Heat the oven to 400ºF. Line a rimmed baking sheet with aluminum foil and fit a wire rack inside.
Prepare 3 pounds chicken wings if the wings are whole and not yet separated: Use a chef's knife or kitchen shears to cut through the first joint of each wing to remove the wing tip. Discard or freeze the wing tips for stock. Cut through the second joint to separate the wing into the forearm (flat) and upper arm (drumette) sections (20 to 24 pieces total).
Pat the wings dry with paper towels and place in a large bowl. Add 1 ¾ teaspoons kosher salt and 1 ½ teaspoons baking powder. Toss with your hands until the chicken is evenly coated.
Place on the wire rack in a single layer, spacing them evenly apart. Roast until the wings are cooked through and the skin is crispy, 40 to 45 minutes. Meanwhile, make the sauce.
Stir 2 tablespoons fish sauce, 2 tablespoons honey, 2 tablespoons lime juice, 1 tablespoon water, 2 minced garlic cloves, 1 thinly sliced bird’s-eye chili, and 2 tablespoons of the finely chopped fresh cilantro together in a large bowl.

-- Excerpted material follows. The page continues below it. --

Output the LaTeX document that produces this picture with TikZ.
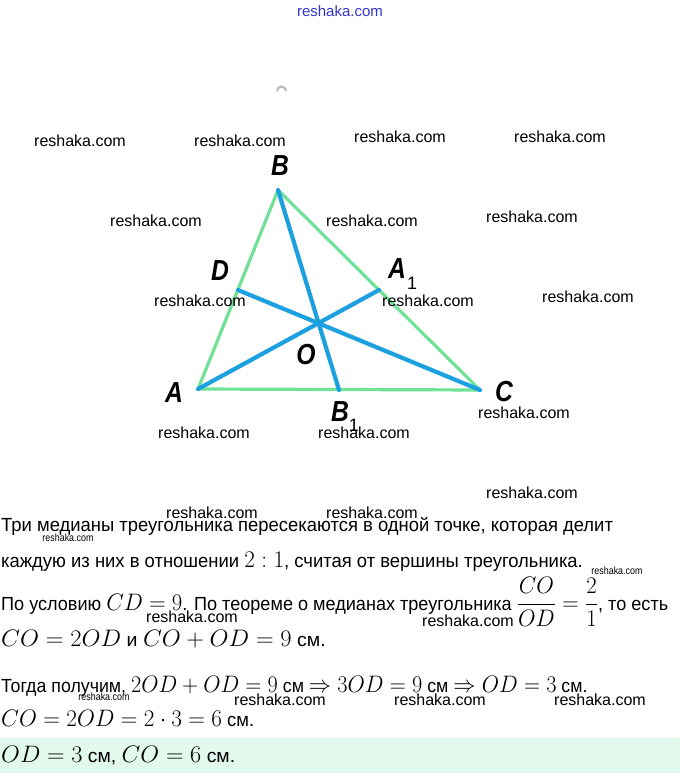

Flip the wings. Return to the oven. Turn the oven to broil and broil, flipping halfway through, until the wings are browned and lightly charred, 7 to 10 minutes more.
Transfer the wings to the bowl of sauce and toss until evenly coated, spooning some of the sauce over the wings as needed. Transfer to a plate and drizzle with the remaining sauce in the bowl, including the garlic and chili. Garnish with the remaining 2 tablespoons chopped cilantro and ½ cup fried shallots if desired. Serve with lime wedges.
Notes
For air fryer wings:
Prepare the wings as directed in Steps 2 and 3. Make the sauce as directed in Step 5.
Place the wings in an air fryer in a single layer (cook in batches if needed). Air fry at 380°F, tossing the wings every 5 minutes, until the wings are cooked through, about 25 minutes total.
Increase the heat to 400°F and air fry until the skin is crispy and golden-brown, 5 to 8 minutes more. Proceed with tossing the wings in the sauce.
Storage: Refrigerate leftovers in an airtight container for up to 4 days.